§ Charts and diagrams as code
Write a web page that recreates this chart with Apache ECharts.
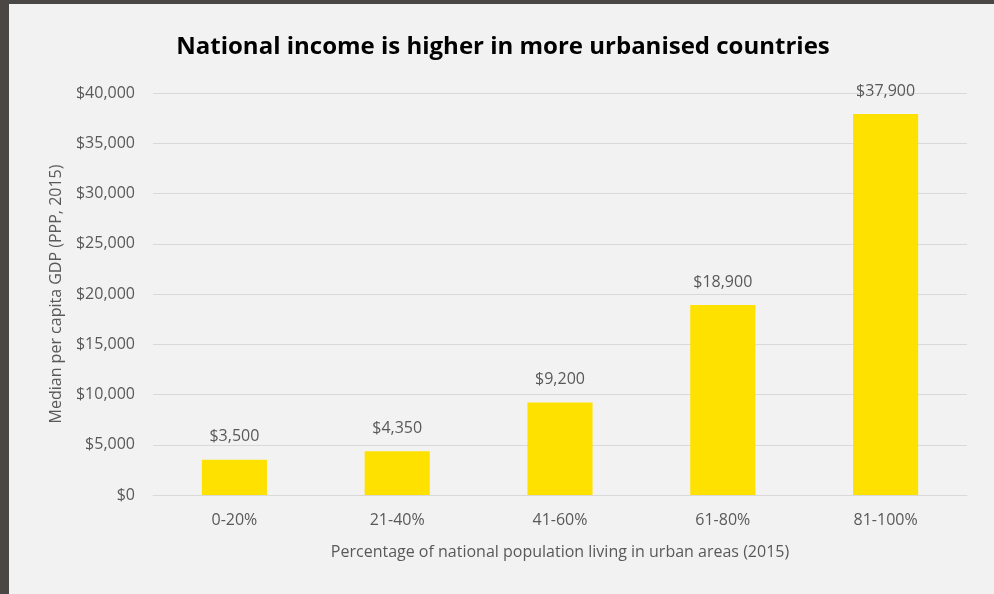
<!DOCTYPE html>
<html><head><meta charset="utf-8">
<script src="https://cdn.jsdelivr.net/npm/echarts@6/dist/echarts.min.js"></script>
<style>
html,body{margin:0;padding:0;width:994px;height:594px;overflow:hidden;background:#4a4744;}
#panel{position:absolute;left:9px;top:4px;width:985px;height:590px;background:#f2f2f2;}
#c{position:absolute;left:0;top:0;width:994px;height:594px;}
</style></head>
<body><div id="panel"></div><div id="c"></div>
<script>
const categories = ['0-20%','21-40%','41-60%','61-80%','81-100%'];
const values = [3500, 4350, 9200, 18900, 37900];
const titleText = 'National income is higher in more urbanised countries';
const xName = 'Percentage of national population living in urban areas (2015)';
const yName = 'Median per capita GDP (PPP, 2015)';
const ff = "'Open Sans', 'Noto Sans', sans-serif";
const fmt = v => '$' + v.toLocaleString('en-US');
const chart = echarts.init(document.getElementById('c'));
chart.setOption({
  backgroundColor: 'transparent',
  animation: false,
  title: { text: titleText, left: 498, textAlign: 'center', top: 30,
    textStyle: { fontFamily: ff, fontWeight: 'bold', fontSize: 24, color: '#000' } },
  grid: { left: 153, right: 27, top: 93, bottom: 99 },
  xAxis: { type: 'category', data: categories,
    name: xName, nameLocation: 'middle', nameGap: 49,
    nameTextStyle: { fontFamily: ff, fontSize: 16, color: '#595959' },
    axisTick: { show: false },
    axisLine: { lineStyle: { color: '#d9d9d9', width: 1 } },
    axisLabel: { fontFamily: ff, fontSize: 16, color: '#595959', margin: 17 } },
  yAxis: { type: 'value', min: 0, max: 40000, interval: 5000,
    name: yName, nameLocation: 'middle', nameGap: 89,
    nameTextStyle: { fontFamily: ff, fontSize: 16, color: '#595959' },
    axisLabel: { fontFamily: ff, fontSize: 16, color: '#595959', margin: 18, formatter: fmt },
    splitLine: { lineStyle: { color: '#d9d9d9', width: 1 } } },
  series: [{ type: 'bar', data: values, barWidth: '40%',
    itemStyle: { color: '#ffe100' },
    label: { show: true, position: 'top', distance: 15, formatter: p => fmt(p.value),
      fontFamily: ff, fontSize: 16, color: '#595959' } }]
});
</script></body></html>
* * *
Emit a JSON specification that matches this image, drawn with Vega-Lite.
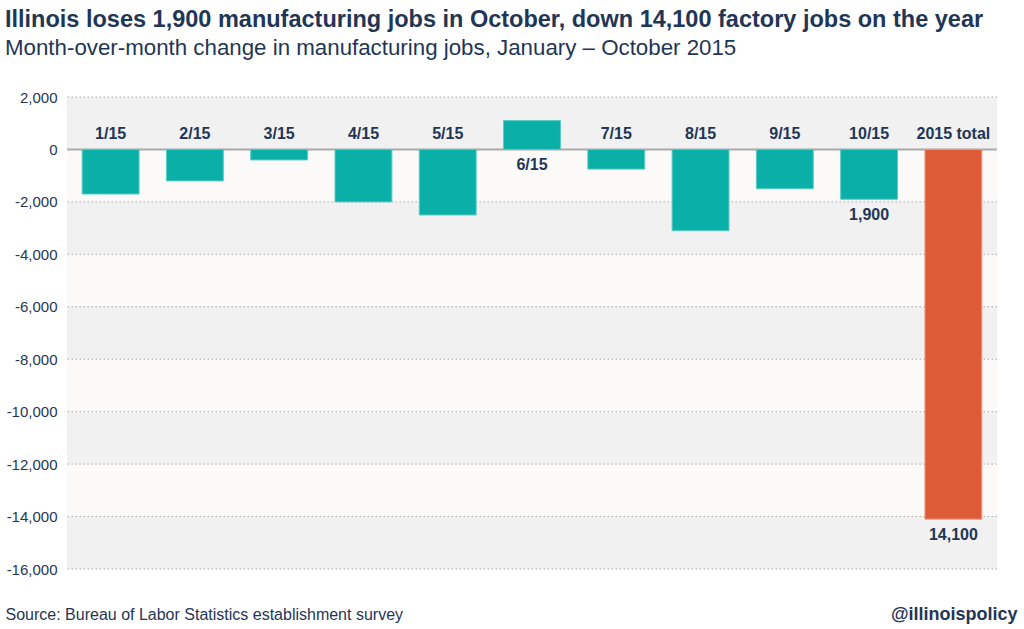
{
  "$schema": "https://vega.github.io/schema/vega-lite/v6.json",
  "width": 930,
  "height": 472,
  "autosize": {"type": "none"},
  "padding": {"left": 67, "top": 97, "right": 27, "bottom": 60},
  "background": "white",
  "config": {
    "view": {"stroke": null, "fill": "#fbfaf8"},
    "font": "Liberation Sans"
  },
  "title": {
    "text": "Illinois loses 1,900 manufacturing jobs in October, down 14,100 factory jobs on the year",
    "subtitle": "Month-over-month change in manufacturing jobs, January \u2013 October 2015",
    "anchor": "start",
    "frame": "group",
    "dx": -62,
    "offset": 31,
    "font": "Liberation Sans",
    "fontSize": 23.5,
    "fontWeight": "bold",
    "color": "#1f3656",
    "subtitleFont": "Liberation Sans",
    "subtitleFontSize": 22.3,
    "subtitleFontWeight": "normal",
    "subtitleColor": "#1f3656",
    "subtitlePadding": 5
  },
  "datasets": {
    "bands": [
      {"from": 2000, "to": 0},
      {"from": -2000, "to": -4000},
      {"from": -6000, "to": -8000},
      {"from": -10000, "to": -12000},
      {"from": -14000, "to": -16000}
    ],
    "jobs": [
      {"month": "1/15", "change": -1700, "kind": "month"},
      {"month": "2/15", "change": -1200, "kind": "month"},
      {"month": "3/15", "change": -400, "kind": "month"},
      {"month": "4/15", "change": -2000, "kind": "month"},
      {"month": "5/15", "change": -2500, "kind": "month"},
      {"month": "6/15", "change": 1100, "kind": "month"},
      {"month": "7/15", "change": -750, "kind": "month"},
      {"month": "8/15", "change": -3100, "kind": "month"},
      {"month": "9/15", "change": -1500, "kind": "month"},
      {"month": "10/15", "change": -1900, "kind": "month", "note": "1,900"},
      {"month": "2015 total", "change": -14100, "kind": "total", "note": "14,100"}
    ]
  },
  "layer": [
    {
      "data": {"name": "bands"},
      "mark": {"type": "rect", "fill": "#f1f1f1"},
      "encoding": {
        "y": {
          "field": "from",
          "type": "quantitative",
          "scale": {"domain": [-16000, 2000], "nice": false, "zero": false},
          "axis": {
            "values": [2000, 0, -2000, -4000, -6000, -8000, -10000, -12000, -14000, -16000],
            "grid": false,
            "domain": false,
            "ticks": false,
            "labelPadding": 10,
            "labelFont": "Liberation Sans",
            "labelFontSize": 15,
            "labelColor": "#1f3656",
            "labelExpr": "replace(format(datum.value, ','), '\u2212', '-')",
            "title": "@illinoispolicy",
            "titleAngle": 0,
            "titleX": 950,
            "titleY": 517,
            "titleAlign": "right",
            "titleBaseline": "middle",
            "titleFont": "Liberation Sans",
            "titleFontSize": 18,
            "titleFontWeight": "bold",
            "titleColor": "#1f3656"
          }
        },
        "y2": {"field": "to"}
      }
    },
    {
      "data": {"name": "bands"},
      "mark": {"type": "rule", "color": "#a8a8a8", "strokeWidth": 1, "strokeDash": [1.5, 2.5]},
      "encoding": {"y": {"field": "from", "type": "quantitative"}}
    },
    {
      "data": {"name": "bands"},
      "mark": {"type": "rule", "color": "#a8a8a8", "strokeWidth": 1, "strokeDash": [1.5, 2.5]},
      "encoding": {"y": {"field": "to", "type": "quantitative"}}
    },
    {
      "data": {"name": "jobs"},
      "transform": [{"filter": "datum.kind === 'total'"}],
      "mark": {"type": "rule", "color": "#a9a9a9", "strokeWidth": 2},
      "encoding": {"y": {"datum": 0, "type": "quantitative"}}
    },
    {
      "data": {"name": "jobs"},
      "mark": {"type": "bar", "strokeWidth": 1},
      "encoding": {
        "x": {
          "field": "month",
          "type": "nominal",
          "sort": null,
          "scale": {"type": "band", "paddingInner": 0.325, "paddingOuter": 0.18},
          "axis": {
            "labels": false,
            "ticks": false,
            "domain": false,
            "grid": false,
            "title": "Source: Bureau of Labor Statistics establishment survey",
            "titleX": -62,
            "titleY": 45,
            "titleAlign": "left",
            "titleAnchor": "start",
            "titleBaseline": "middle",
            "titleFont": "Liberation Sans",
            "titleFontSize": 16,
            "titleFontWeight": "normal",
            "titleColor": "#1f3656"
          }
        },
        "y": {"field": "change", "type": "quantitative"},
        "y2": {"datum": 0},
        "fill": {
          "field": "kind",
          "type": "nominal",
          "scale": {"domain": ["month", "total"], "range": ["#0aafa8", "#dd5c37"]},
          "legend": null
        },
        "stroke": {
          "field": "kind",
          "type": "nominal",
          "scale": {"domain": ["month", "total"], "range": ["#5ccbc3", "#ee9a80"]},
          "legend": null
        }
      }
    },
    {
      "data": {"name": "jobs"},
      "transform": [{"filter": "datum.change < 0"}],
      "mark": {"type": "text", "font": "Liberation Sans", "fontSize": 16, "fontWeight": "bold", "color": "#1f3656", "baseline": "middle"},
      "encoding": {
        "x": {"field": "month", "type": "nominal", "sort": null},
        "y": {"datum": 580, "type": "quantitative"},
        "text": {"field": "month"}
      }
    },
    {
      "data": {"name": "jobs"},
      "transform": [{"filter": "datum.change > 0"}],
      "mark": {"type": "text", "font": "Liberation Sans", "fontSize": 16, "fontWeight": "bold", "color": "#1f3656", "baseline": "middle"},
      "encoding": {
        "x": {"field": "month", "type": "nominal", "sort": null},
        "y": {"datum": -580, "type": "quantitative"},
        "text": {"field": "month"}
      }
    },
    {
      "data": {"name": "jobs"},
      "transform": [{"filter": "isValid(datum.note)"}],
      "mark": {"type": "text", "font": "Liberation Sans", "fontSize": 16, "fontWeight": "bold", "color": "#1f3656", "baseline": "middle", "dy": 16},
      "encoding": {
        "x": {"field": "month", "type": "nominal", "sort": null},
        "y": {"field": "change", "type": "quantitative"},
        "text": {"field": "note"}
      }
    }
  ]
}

§ TASK REQUIREMENTS
Find all lines holding the string "that" and copy them.

§ RESULT BELOW
Write a web page that recreates this chart with Apache ECharts.
Emit a JSON specification that matches this image, drawn with Vega-Lite.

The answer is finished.